Any pictures in the records below must be left out when you repeat the lines from the line containing "Generate a component" through the line containing "Chart.register(...registerables);" exactly.

== TASK DATA ==
= = =
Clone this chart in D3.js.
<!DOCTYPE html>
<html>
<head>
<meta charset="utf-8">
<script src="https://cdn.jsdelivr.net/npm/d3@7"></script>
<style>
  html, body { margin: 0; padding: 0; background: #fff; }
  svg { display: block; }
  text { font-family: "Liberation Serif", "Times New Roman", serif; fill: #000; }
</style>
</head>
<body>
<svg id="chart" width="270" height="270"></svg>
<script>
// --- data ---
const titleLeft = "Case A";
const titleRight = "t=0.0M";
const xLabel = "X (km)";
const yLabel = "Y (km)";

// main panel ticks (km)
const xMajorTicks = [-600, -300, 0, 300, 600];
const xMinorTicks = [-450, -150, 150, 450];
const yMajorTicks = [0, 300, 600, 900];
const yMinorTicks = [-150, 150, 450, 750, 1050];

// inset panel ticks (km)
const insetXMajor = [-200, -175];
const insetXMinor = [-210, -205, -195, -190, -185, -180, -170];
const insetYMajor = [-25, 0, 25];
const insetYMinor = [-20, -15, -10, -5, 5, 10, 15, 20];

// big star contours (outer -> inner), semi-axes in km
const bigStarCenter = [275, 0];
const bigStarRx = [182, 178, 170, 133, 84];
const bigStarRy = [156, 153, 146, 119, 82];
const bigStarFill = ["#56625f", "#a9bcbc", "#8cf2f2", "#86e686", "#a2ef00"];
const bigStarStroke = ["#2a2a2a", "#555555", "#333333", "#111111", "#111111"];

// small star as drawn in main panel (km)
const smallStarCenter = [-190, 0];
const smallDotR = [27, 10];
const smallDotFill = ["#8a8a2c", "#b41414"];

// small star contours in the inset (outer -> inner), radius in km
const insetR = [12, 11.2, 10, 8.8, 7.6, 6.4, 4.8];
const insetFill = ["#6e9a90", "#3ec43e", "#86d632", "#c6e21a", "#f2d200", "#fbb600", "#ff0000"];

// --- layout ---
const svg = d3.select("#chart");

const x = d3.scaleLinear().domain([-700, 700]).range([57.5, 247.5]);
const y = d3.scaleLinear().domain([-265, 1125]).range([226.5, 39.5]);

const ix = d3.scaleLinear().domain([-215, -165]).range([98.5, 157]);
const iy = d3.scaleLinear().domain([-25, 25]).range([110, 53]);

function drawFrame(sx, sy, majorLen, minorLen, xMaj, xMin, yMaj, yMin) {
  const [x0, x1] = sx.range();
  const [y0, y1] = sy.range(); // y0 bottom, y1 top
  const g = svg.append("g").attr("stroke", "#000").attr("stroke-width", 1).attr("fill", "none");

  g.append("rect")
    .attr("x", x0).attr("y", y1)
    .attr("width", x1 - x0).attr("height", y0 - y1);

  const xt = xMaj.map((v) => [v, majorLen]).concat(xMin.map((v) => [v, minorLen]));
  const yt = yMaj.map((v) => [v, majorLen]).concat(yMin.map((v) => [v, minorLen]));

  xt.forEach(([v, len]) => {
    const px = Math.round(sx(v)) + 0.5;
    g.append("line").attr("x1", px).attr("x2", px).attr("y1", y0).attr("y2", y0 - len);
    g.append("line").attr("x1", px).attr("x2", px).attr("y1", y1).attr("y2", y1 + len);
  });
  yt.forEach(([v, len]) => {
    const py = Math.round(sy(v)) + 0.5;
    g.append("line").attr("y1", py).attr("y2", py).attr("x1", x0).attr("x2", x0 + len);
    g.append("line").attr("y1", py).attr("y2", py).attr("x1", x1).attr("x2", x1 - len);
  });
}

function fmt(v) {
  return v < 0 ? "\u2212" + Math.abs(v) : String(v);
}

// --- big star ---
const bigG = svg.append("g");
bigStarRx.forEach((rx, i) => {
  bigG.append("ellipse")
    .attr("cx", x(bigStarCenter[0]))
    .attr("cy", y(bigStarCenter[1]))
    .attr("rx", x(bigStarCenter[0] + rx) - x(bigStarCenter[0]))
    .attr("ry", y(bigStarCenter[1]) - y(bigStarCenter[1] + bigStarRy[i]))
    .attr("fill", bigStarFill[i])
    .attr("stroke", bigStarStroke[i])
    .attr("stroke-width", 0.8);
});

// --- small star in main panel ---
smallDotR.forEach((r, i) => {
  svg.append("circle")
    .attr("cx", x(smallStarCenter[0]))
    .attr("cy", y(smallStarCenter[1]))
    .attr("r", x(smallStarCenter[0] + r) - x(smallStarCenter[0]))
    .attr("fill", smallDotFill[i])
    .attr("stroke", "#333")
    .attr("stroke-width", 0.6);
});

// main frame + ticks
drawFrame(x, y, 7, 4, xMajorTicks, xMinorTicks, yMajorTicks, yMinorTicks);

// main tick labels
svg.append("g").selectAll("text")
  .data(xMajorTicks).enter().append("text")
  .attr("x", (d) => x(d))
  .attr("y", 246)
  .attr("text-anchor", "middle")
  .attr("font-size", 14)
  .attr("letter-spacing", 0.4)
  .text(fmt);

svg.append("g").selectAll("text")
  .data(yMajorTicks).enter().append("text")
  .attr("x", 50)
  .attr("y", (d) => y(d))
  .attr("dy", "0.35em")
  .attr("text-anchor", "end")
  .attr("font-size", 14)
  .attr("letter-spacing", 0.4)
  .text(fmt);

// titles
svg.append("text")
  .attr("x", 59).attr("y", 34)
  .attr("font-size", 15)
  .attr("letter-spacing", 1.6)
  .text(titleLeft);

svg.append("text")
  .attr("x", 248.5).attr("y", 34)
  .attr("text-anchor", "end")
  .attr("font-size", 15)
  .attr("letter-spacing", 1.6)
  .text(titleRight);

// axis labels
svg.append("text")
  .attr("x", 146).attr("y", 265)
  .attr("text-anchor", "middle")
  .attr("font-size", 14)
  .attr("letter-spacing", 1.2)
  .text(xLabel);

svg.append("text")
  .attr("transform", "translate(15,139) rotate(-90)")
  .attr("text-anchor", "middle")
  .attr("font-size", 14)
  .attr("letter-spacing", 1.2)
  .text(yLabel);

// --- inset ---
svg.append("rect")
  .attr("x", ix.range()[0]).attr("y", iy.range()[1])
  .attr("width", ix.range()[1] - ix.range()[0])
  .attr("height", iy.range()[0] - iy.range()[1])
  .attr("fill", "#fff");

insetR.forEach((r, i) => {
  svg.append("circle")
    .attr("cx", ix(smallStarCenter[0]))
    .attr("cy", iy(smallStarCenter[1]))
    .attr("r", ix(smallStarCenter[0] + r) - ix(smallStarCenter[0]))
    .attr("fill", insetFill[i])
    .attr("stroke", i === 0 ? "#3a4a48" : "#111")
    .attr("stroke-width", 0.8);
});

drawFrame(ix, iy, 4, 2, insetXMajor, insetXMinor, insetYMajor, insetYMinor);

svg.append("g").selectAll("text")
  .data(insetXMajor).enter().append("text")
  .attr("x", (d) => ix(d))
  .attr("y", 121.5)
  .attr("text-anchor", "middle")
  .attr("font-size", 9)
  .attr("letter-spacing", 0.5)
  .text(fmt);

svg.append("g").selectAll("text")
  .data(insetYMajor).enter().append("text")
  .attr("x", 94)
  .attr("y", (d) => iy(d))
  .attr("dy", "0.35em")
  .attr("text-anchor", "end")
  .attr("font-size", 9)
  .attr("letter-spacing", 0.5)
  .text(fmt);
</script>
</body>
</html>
= = =
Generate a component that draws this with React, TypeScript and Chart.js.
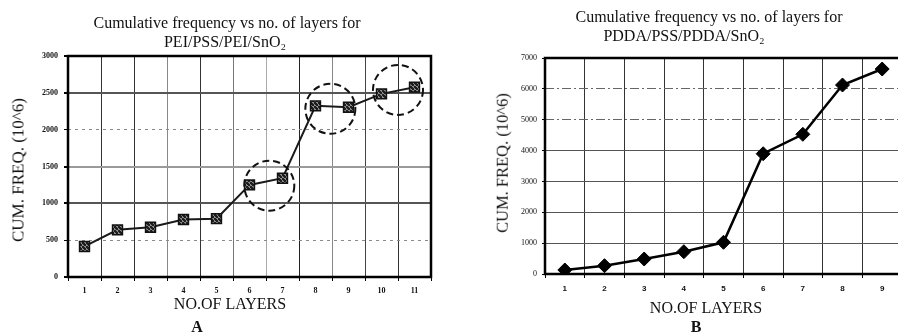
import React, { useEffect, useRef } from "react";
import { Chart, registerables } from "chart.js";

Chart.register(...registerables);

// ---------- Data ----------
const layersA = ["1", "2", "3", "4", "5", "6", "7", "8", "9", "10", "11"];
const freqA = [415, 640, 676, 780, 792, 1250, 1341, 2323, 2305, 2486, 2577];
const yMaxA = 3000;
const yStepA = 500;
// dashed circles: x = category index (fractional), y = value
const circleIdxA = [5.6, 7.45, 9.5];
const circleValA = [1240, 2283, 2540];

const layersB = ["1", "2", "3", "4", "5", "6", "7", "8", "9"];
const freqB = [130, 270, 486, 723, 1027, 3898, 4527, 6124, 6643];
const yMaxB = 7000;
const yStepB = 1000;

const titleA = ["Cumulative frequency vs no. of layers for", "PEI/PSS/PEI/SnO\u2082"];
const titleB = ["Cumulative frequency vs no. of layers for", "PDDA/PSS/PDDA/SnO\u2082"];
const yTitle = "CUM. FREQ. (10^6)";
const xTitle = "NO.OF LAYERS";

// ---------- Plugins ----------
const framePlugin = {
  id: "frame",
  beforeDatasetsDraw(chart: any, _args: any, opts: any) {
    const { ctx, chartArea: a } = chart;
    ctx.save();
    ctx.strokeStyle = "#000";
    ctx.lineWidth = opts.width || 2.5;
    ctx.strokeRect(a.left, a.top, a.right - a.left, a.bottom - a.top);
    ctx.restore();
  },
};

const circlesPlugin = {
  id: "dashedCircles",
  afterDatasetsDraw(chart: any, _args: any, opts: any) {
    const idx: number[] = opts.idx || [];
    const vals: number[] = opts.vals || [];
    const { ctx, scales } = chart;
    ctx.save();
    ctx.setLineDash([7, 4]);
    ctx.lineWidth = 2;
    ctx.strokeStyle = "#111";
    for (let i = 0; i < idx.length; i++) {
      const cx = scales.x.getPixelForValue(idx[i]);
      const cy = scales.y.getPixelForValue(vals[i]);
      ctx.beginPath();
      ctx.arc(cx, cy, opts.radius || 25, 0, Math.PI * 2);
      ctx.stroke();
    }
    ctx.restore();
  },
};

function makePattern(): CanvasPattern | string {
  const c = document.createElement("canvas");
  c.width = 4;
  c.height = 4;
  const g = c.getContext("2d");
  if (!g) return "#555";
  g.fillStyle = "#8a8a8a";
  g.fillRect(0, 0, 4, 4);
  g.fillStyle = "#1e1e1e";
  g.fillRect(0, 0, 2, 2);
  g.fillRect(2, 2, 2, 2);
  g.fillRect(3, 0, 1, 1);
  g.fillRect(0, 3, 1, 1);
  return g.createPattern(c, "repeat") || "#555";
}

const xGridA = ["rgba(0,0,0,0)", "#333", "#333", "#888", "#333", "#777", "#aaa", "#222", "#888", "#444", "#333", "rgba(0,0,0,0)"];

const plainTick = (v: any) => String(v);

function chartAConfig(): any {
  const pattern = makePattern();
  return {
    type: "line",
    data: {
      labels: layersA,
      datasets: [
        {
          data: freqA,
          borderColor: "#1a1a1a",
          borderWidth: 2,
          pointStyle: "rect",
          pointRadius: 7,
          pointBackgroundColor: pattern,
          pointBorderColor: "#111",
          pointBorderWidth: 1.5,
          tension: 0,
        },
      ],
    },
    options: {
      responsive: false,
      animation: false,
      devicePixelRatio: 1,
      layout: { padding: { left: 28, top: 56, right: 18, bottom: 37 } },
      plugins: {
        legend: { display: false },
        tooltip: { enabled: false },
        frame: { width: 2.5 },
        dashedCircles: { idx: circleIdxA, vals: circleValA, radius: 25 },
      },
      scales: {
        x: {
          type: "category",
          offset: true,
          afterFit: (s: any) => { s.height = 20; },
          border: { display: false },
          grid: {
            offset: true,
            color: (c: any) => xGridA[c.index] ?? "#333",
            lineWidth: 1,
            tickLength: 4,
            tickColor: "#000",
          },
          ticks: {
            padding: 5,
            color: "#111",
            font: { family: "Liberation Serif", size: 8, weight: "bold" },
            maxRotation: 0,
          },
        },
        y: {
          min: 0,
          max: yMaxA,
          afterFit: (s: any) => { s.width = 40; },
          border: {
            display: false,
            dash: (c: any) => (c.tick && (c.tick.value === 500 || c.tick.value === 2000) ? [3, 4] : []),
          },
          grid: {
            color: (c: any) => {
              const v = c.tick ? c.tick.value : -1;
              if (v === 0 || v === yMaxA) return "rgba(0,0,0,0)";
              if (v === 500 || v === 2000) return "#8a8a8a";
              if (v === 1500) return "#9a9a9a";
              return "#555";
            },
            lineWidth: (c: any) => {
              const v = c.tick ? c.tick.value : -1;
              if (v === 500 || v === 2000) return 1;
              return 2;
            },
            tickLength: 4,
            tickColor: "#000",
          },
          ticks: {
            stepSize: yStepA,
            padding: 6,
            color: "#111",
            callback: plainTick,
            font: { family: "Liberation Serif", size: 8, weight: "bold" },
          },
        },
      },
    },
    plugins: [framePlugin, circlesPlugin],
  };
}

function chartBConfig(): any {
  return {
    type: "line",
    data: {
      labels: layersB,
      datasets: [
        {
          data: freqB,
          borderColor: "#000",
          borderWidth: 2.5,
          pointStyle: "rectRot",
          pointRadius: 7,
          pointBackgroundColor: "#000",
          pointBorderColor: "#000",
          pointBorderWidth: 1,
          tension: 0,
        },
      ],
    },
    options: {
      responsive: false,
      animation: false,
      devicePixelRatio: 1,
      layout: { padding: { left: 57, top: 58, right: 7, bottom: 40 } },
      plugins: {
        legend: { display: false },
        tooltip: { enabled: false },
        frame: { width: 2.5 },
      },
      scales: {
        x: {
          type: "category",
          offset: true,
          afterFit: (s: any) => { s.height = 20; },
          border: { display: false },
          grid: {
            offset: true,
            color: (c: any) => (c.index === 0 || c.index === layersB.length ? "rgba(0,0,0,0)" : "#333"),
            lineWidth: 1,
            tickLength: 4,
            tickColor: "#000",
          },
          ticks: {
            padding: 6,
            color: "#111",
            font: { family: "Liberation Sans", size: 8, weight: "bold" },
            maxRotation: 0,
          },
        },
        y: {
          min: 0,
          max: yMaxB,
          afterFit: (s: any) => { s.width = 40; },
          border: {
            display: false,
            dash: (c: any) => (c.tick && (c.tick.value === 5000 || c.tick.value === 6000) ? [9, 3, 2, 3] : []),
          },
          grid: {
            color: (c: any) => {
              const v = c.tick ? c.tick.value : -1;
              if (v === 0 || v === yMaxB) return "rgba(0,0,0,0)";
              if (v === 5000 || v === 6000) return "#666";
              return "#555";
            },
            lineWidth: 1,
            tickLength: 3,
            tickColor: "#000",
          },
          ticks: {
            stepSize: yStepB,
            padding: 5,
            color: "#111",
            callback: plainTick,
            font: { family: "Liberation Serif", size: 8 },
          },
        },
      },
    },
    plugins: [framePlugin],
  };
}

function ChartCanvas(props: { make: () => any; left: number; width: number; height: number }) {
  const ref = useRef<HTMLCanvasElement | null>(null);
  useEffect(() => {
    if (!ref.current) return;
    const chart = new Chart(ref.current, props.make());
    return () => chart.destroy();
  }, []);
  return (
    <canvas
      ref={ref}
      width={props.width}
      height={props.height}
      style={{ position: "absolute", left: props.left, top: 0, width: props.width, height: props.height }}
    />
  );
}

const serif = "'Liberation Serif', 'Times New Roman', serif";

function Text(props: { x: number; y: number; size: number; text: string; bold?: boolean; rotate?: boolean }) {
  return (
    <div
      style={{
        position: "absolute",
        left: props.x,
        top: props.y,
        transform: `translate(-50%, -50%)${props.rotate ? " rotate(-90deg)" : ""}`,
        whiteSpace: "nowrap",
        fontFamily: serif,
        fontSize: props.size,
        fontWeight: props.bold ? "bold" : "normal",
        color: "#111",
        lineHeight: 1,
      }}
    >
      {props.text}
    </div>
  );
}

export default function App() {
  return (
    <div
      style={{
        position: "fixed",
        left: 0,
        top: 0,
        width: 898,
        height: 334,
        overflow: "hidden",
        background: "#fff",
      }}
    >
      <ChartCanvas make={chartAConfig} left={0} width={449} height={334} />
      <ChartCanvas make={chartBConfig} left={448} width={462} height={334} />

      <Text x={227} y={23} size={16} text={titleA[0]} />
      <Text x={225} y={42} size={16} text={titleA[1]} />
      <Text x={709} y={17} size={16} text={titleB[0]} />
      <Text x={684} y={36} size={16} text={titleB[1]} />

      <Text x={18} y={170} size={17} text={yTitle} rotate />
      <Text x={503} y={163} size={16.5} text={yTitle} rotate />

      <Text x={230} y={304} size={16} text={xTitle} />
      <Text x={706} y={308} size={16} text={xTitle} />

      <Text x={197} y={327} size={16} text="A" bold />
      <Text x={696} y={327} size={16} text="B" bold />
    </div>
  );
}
= = =
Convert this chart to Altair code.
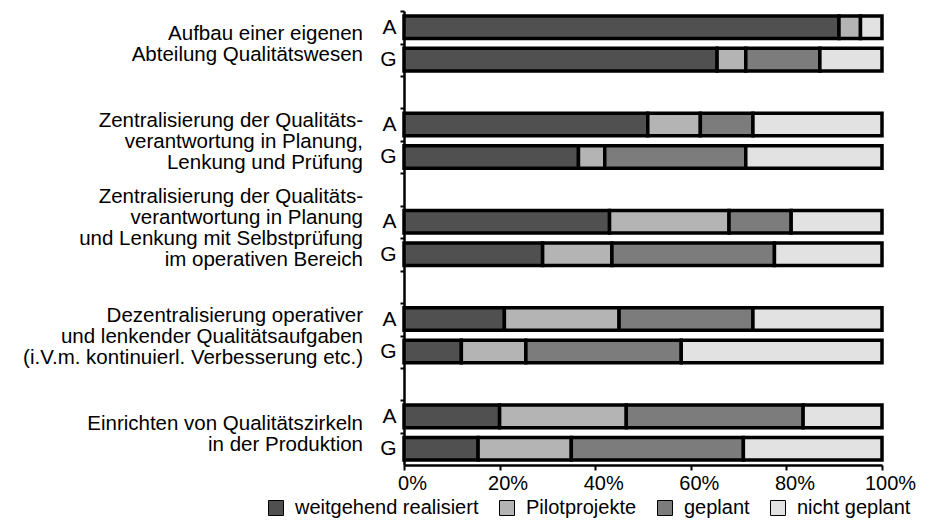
= = =
== TASK OUTPUT ==
Generate a component that draws this with React, TypeScript and Chart.js.
import React, { useEffect, useRef } from "react";
import { Chart, registerables } from "chart.js";

Chart.register(...registerables);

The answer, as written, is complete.